Register a custom chunker with engine.WithChunker(myChunker). If none is provided, Weave uses the recursive chunker by default.

ChunkResult

type ChunkResult struct {
    Content     string            // text content of the chunk
    Index       int               // zero-based position in the document
    StartOffset int               // byte offset of chunk start in original text
    EndOffset   int               // byte offset of chunk end in original text
    TokenCount  int               // estimated number of tokens
    Metadata    map[string]string // chunker-specific metadata
}

Built-in strategies

Strategy	Package	Description
`recursive`	`chunker/recursive`	Default.

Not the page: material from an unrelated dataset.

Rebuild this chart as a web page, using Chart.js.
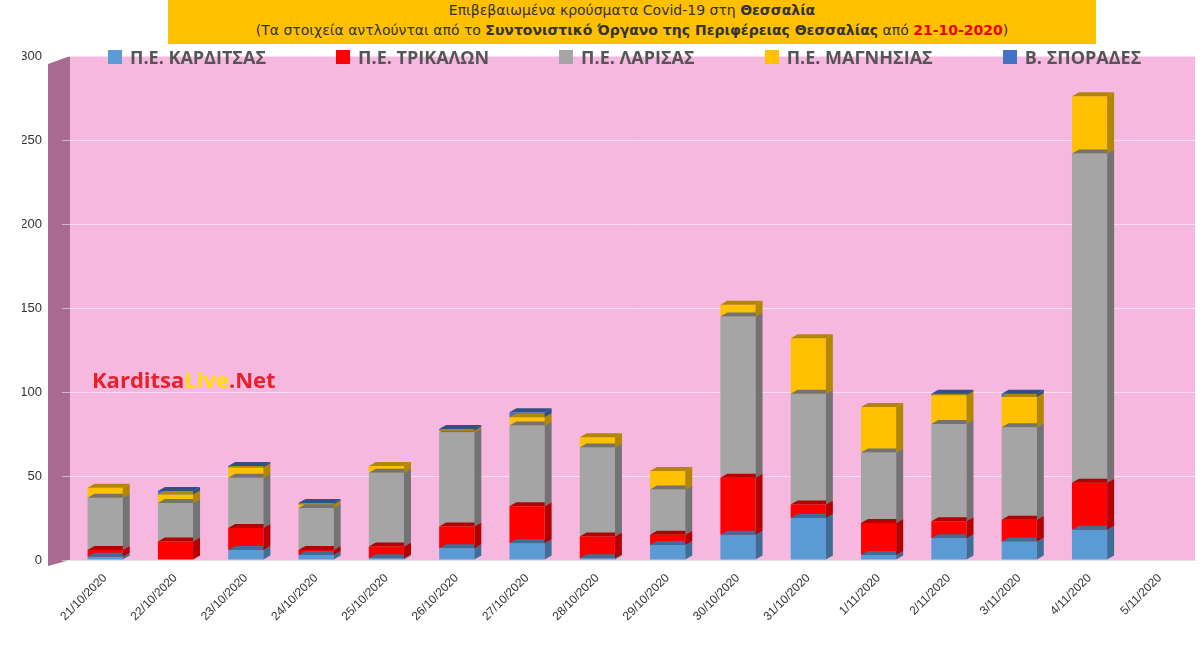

Splits on paragraph, sentence, then word boundaries to stay within `ChunkSize`
`fixed`	`chunker/fixed`	Splits at exact token boundaries with `ChunkOverlap` tokens of context overlap
`sliding`	`chunker/sliding`	Sliding window over the text — every chunk advances by `ChunkSize - ChunkOverlap` tokens
`semantic`	`chunker/semantic`	Groups sentences by semantic similarity — chunks are topic-coherent
`code`	`chunker/code`	Splits on function / class / block boundaries — preserves code structure

Per-collection configuration

Chunk settings are stored on the collection and applied automatically during ingestion:

col := &collection.Collection{
    ChunkStrategy: "fixed",
    ChunkSize:     1024, // tokens
    ChunkOverlap:  100,  // tokens
}

The engine's DefaultChunkSize (512) and DefaultChunkOverlap (50) apply when fields are zero.

Custom chunker

Implement chunker.Chunker to split text with your own logic:

type MyChunker struct{}

func (c *MyChunker) Chunk(_ context.Context, text string, opts *chunker.Options) ([]chunker.ChunkResult, error) {
    // split text into sentences or paragraphs
    var results []chunker.ChunkResult
    for i, sentence := range splitSentences(text) {
        results = append(results, chunker.ChunkResult{
            Content:    sentence,
            Index:      i,
            TokenCount: estimateTokens(sentence),
        })
    }
    return results, nil
}

Token counting

Weave's built-in chunkers estimate token counts using a simple word-based heuristic (≈ 1 token per 4 characters). For precise token counts, implement assembler.TokenCounter:

type TokenCounter interface {
    Count(text string) int
}

Pass it to the assembler via assembler.WithTokenCounter(myCounter) for accurate token budgeting during context assembly.